[COLLECTED DATA]
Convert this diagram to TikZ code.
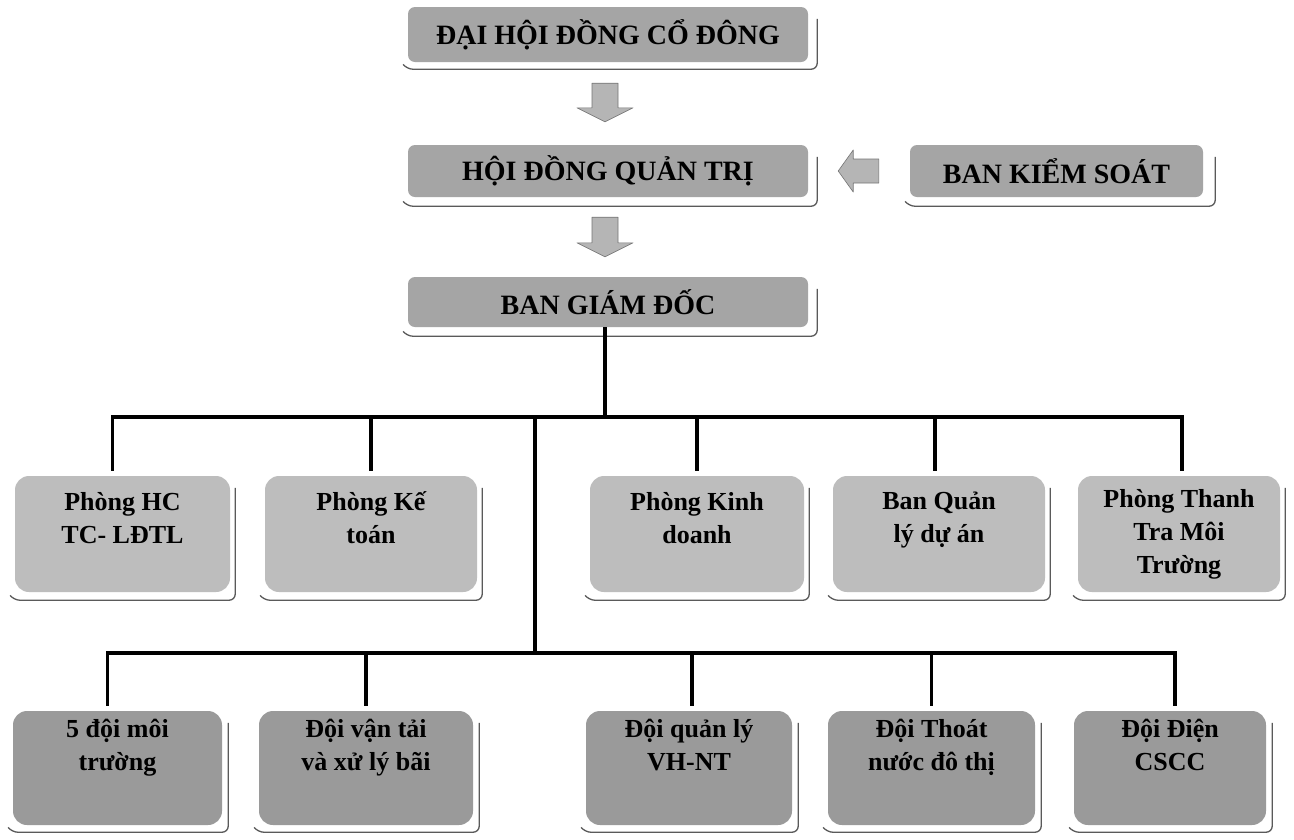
\documentclass[tikz,border=0pt]{standalone}
\usepackage{fontspec}
\setmainfont{Liberation Serif}
\usetikzlibrary{calc}
\definecolor{topfill}{HTML}{A5A5A5}
\definecolor{midfill}{HTML}{BDBDBD}
\definecolor{botfill}{HTML}{9A9A9A}
\definecolor{arrfill}{HTML}{B5B5B5}
\definecolor{shadcol}{HTML}{5A5A5A}
\tikzset{
  topbox/.style={fill=topfill, rounded corners=7pt, inner sep=0pt, text=black,
    font=\fontsize{28}{33}\selectfont\bfseries},
  midbox/.style={fill=midfill, rounded corners=14pt, minimum height=116pt, inner sep=0pt,
    align=center, text=black, font=\fontsize{26}{33}\selectfont\bfseries},
  botbox/.style={fill=botfill, rounded corners=14pt, minimum height=114pt, inner sep=0pt,
    align=center, text=black, font=\fontsize{26}{33}\selectfont\bfseries},
  shad/.style={draw=shadcol, line width=1.3pt, rounded corners=6pt},
  conn/.style={draw=black, line width=3.5pt},
  blockarrow/.style={fill=arrfill, draw=arrfill!65!black, line width=0.6pt, line join=round},
}
\newcommand{\boxshadow}[3]{%
  \draw[shad] ([shift={(-4,#3-4)}]#1.south west) -- ([shift={(-1,#3)}]#1.south west)
    -- ([shift={(#2,#3)}]#1.south east) -- ([shift={(#2,12)}]#1.north east);}
\begin{document}
\begin{tikzpicture}[x=1pt,y=-1pt]
\fill[white] (0,0) rectangle (1294,839);
\useasboundingbox (0,0) rectangle (1294,839);

% top level boxes
\node[topbox, minimum width=400pt, minimum height=55pt] (dhd) at (608,34.5) {ĐẠI HỘI ĐỒNG CỔ ĐÔNG};
\node[topbox, minimum width=400pt, minimum height=52pt] (hdqt) at (608,171) {HỘI ĐỒNG QUẢN TRỊ};
\node[topbox, minimum width=293pt, minimum height=52pt] (bks) at (1056.5,171) {BAN KIỂM SOÁT};
\node[topbox, minimum width=400pt, minimum height=50pt] (bgd) at (608,302) {BAN GIÁM ĐỐC};

% middle row
\node[midbox, minimum width=215pt] (m1) at (122.5,534) {Phòng HC\\TC- LĐTL\\\mbox{}};
\node[midbox, minimum width=212pt] (m2) at (371,534) {Phòng Kế\\toán\\\mbox{}};
\node[midbox, minimum width=214pt] (m3) at (697,534) {Phòng Kinh\\doanh\\\mbox{}};
\node[midbox, minimum width=212pt] (m4) at (939,534) {Ban Quản\\lý dự án\\\mbox{}};
\node[midbox, minimum width=202pt] (m5) at (1179,534) {Phòng Thanh\\Tra Môi\\Trường};

% bottom row
\node[botbox, minimum width=209pt] (b1) at (117.5,768) {5 đội môi\\trường\\[14pt]\mbox{}};
\node[botbox, minimum width=214pt] (b2) at (366,768) {Đội vận tải\\và xử lý bãi\\[14pt]\mbox{}};
\node[botbox, minimum width=206pt] (b3) at (689,768) {Đội quản lý\\VH-NT\\[14pt]\mbox{}};
\node[botbox, minimum width=207pt] (b4) at (931.5,768) {Đội Thoát\\nước đô thị\\[14pt]\mbox{}};
\node[botbox, minimum width=192pt] (b5) at (1170,768) {Đội Điện\\CSCC\\[14pt]\mbox{}};

% shadows
\boxshadow{dhd}{9}{7}
\boxshadow{hdqt}{9}{9}
\boxshadow{bks}{12}{9}
\boxshadow{bgd}{9}{9}
\foreach \n in {m1,m2,m3,m4,m5}{\boxshadow{\n}{5}{8}}
\foreach \n in {b1,b2,b3,b4,b5}{\boxshadow{\n}{6}{7}}

% block arrows
\path[blockarrow] ([shift={(-16,21)}]dhd.south) -- ([shift={(10,21)}]dhd.south)
  -- ([shift={(10,-37)}]hdqt.north) -- ([shift={(25,-37)}]hdqt.north)
  -- ([shift={(-3,-23)}]hdqt.north) -- ([shift={(-31,-37)}]hdqt.north)
  -- ([shift={(-16,-37)}]hdqt.north) -- cycle;
\path[blockarrow] ([shift={(-16,20)}]hdqt.south) -- ([shift={(10,20)}]hdqt.south)
  -- ([shift={(10,-34)}]bgd.north) -- ([shift={(25,-34)}]bgd.north)
  -- ([shift={(-3,-20)}]bgd.north) -- ([shift={(-31,-34)}]bgd.north)
  -- ([shift={(-16,-34)}]bgd.north) -- cycle;
\path[blockarrow] ([shift={(30,0)}]hdqt.east) -- ([shift={(45,-21)}]hdqt.east)
  -- ([shift={(45,-12)}]hdqt.east) -- ([shift={(-31,-12)}]bks.west)
  -- ([shift={(-31,12)}]bks.west) -- ([shift={(45,12)}]hdqt.east)
  -- ([shift={(45,21)}]hdqt.east) -- cycle;

% tree connectors
\coordinate (j0) at (605,417);
\coordinate (t1) at (535,417);
\coordinate (t2) at (535,653);
\draw[conn] ([xshift=-3pt]bgd.south) -- ([xshift=-3pt]bgd.south |- j0);
\draw[conn, shorten <=5pt, shorten >=5pt] ([xshift=-10pt]m1.north) -- ([xshift=-10pt]m1.north |- j0)
  -- ([xshift=3pt]m5.north |- j0) -- ([xshift=3pt]m5.north);
\draw[conn, shorten >=5pt] (m2.north |- j0) -- (m2.north);
\draw[conn, shorten >=5pt] (m3.north |- j0) -- (m3.north);
\draw[conn, shorten >=5pt] ([xshift=-4pt]m4.north |- j0) -- ([xshift=-4pt]m4.north);
\draw[conn] (t1) -- (t2);
\draw[conn, shorten <=5pt, shorten >=5pt] ([xshift=-10pt]b1.north) -- ([xshift=-10pt]b1.north |- t2)
  -- ([xshift=5pt]b5.north |- t2) -- ([xshift=5pt]b5.north);
\draw[conn, shorten >=5pt] (b2.north |- t2) -- (b2.north);
\draw[conn, shorten >=5pt] ([xshift=3pt]b3.north |- t2) -- ([xshift=3pt]b3.north);
\draw[conn, shorten >=5pt] (b4.north |- t2) -- (b4.north);
\end{tikzpicture}
\end{document}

[EXERCISE AIM]
The lines from the top of the data above through the one holding "width=400pt, minimum height=50pt]" are to be repeated exactly, and only those, with no pictures.

[SOLVED PROBLEM]
Convert this diagram to TikZ code.
\documentclass[tikz,border=0pt]{standalone}
\usepackage{fontspec}
\setmainfont{Liberation Serif}
\usetikzlibrary{calc}
\definecolor{topfill}{HTML}{A5A5A5}
\definecolor{midfill}{HTML}{BDBDBD}
\definecolor{botfill}{HTML}{9A9A9A}
\definecolor{arrfill}{HTML}{B5B5B5}
\definecolor{shadcol}{HTML}{5A5A5A}
\tikzset{
  topbox/.style={fill=topfill, rounded corners=7pt, inner sep=0pt, text=black,
    font=\fontsize{28}{33}\selectfont\bfseries},
  midbox/.style={fill=midfill, rounded corners=14pt, minimum height=116pt, inner sep=0pt,
    align=center, text=black, font=\fontsize{26}{33}\selectfont\bfseries},
  botbox/.style={fill=botfill, rounded corners=14pt, minimum height=114pt, inner sep=0pt,
    align=center, text=black, font=\fontsize{26}{33}\selectfont\bfseries},
  shad/.style={draw=shadcol, line width=1.3pt, rounded corners=6pt},
  conn/.style={draw=black, line width=3.5pt},
  blockarrow/.style={fill=arrfill, draw=arrfill!65!black, line width=0.6pt, line join=round},
}
\newcommand{\boxshadow}[3]{%
  \draw[shad] ([shift={(-4,#3-4)}]#1.south west) -- ([shift={(-1,#3)}]#1.south west)
    -- ([shift={(#2,#3)}]#1.south east) -- ([shift={(#2,12)}]#1.north east);}
\begin{document}
\begin{tikzpicture}[x=1pt,y=-1pt]
\fill[white] (0,0) rectangle (1294,839);
\useasboundingbox (0,0) rectangle (1294,839);

% top level boxes
\node[topbox, minimum width=400pt, minimum height=55pt] (dhd) at (608,34.5) {ĐẠI HỘI ĐỒNG CỔ ĐÔNG};
\node[topbox, minimum width=400pt, minimum height=52pt] (hdqt) at (608,171) {HỘI ĐỒNG QUẢN TRỊ};
\node[topbox, minimum width=293pt, minimum height=52pt] (bks) at (1056.5,171) {BAN KIỂM SOÁT};
\node[topbox, minimum width=400pt, minimum height=50pt] (bgd) at (608,302) {BAN GIÁM ĐỐC};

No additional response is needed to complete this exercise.